One of the biggest misunderstandings about Dusk is the assumption that confidentiality implies opacity. In practice, Dusk separates who can see from what can be proven.

Transactions can remain confidential during normal operation, protecting market behavior from unnecessary exposure. At the same time, cryptographic proofs allow validity, compliance, or ownership to be demonstrated when required.

This distinction matters.

Visibility is not the same as verifiability.
Opacity is not the same as privacy.

Dusk builds around verifiability first, visibility second.

That ordering is crucial for regulated environments.

Why “Privacy Later” Is Not an Option

Many blockchains treat privacy as an upgrade path. Launch openly, gain traction, then add confidentiality features once institutions arrive.

This approach fails for one simple reason: history cannot be redacted.

If transaction flows were public, they remain public.
If positions were exposed, the damage is already done.
If counterparties were revealed, privacy cannot be retroactively restored.

Dusk avoids this trap by starting with privacy boundaries in place. It doesn’t assume future fixes will undo early exposure. It assumes early exposure becomes permanent risk.

That’s a conservative assumption — and a realistic one.

Privacy as a Precondition for Compliance

There’s a persistent myth that privacy and compliance are opposites. In reality, compliance without privacy is often impossible.

Regulated entities are required to:

protect client data

prevent market manipulation

control disclosure of sensitive information

A system that exposes everything publicly forces institutions into constant violation risk. That’s not compliance-friendly. It’s compliance-hostile.

Dusk’s model allows institutions to meet disclosure obligations without over-disclosing. Regulators can audit without markets spying. Auditors can verify without competitors watching.

This isn’t about avoiding oversight. It’s about making oversight functional.

The Human Layer Most Protocols Ignore

One reason privacy matters operationally is human behavior.

People change roles.
Employees leave.
Companies merge.
Regulations evolve.

A transaction that felt harmless when executed might be sensitive years later. Public blockchains assume perfect foresight. Finance assumes the opposite.

Dusk’s confidentiality model accepts that context changes. By minimizing unnecessary exposure, it reduces the chance that today’s normal activity becomes tomorrow’s liability.

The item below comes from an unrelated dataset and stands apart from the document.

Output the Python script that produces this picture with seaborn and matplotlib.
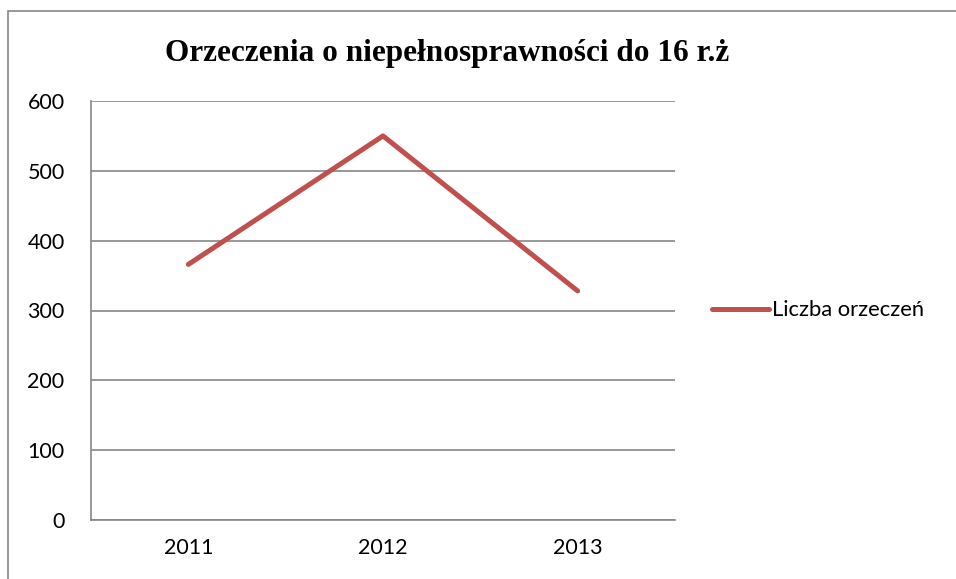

That’s not paranoia. That’s experience.

Real-World Assets Force Privacy Discipline

Tokenized real-world assets don’t tolerate sloppy privacy assumptions.

Issuers must control disclosures.
Custodians must protect client information.
Jurisdictions impose strict data rules.

A blockchain that leaks information by default disqualifies itself immediately from serious asset issuance.

Dusk’s architecture aligns naturally with these requirements. Privacy isn’t an add-on for tokenization. It’s a prerequisite.

That’s why Dusk doesn’t frame real-world assets as a future goal. Its design already assumes they exist.

Why This Approach Feels Unfashionable

Crypto trends reward maximal transparency. Dashboards, explorers, analytics, everything visible.

Dusk resists that instinct. Not because transparency is bad, but because indiscriminate transparency is lazy.

Financial systems require intentional disclosure. Deciding what not to expose is just as important as deciding what to reveal.

That kind of restraint doesn’t trend well. But restraint is what keeps systems usable when stakes rise.

Privacy That Scales Under Scrutiny

The true test of any privacy system is what happens under pressure.

When auditors ask questions.
When regulators intervene.
When disputes arise.

Dusk’s approach doesn’t collapse under scrutiny because it was designed with scrutiny in mind. Privacy exists alongside proof. Confidentiality exists alongside accountability.

Nothing relies on trust. Everything relies on cryptography and defined process.

Closing Thought

In crypto, privacy is often treated as a value.
In finance, privacy is treated as a condition.

Dusk understands the difference.

By building privacy as an operational requirement rather than a political statement, it positions itself for environments where systems are judged not by intention, but by outcome.

And in regulated finance, outcomes are what matter.